Directed by: Edward Zwick
What a great, totally unknown movie! Pawn Sacrifice, the story of Bobby Fischer, the genius chess master, who as a very young man defeats Grand Master and World Champion Boris Spassky, to become recognized as the greatest chess player in the world, appears to want to be a story of governments scheming to best one another by using up fragile individuals and leaving them discarded in their wake. What the movie in fact turns out to be is a tour de force of acting.
Tobey Maguire plays each dimension of Fischer’s complex personality with equal skill, frightening us when he is angry, usually lashing out from places of dark irrationality, and softening us when he lets his guard down, which happens at rare but important moments. Peter Sarsgaard, as Fisher’s “guardian” Father Bill Lombardy is brilliant, filling his character with lots of emotion and empathy, while having relatively little screen time to do so. Sarsgaard is one of those actors who can do just about anything, and here he makes a Catholic priest engaging and funny, but also serious and thoughtful. He does so much with his body, and his hesitations, his rhythms, are perfect. He thoroughly convinces us he’s a priest.

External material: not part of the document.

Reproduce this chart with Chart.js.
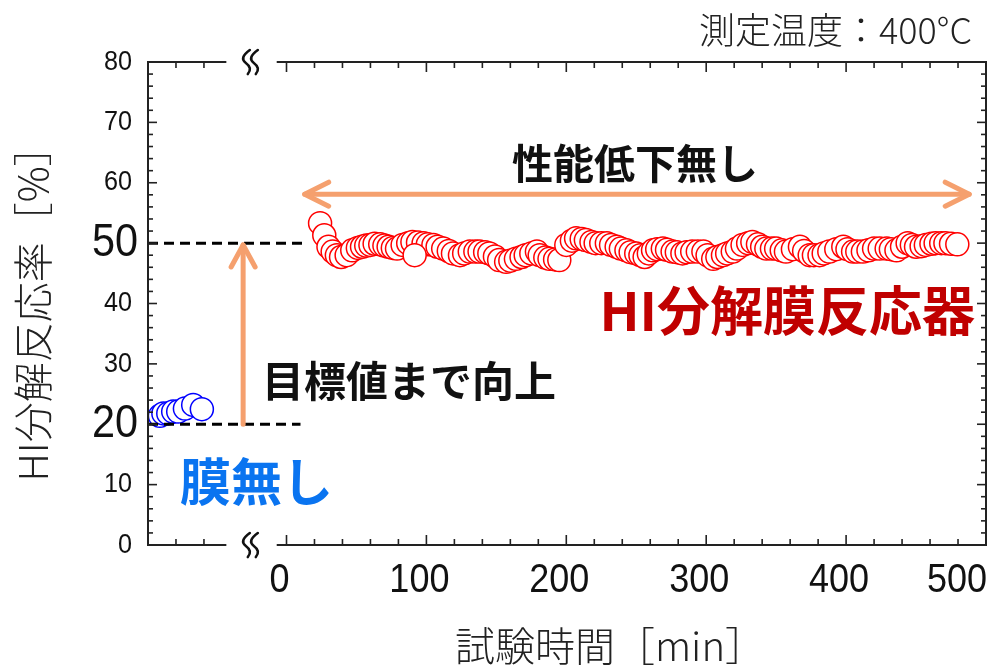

Michael Stuhlbarg is good as the patriotic American businessman/lawyer, Paul Marshall, who engineers the famous challenge match in Iceland at which Fischer finally wins the coveted title. Marshall embodies the geopolitical aspect of the movie’s theme from the American side, but the movie portrays the Russians as just as cynically using Spassky to achieve their own ends of cold war triumph. Liev Schreiber (Ray Donovan), who plays the Russian champion, steals every scene he’s in. Schreiber’s is a very good performance, and one feels that if there had been more in the script about him, an Oscar for Best Supporting Actor might have lurked in it.
This movie contains a fascinating story, and embodies the old saw that truth is stranger than fiction. It sometimes overplays the political side, but brilliantly shows the psychological displacement of Fischer from his earliest days as a child until the day he wins. There may have been one too many extreme close-up flashbacks to the same blinds cord knob, radiator, and shadows passing under the door of his childhood bedroom, but for the most part Ed Zwick (Glory, Legends of the Fall) does a masterful job directing this picture and balancing Fischer’s mental disparity with his genius.
One doesn’t have to know a thing about chess to feel the tension at both the level of the game and simple winning and of the political climate and the much more complex national posturing going on in Pawn Sacrifice. Fascinating stuff.